The ability to monitor and analyze the internal states, logs, metrics, and dependencies of machine learning workflows identifies bottlenecks, failures, and inefficiencies across the ML lifecycle. This proactive approach informs teams about the health and performance of models, ensuring reliable deployments and optimal resource usage.
How It Works
Monitoring involves collecting real-time data from the various components of machine learning systems, including data ingestion, feature engineering, model training, and inference. Tools are integrated into the pipeline to gather metrics like latency, error rates, and resource consumption. Log data provides insights into system behaviors, and tracking dependencies ensures teams understand how changes in one component affect others.
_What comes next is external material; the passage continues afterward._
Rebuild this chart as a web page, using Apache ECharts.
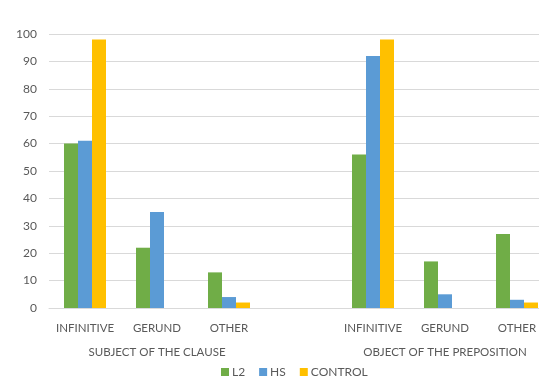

Analysis occurs through visualization dashboards and alerting mechanisms, enabling teams to spot anomalies and trends quickly. Advanced techniques, such as anomaly detection and root cause analysis, help identify issues early in the model lifecycle. By implementing a feedback loop that incorporates performance data back into development, teams can refine models continuously and improve overall workflow efficiency.
Why It Matters
Observability enhances the reliability of machine learning operations by enabling rapid troubleshooting and remediation of issues. This capability leads to decreased downtime, improved model performance, and increased trust from stakeholders. It also streamlines collaboration among cross-functional teams, as data-driven insights help bridge gaps between data scientists, engineers, and operations. In a competitive landscape, effective observability can differentiate organizations that leverage AI-driven insights from those that lag in adoption.
Key Takeaway
Observability in ML pipelines empowers organizations to enhance performance and reliability, driving efficient and effective machine learning operations.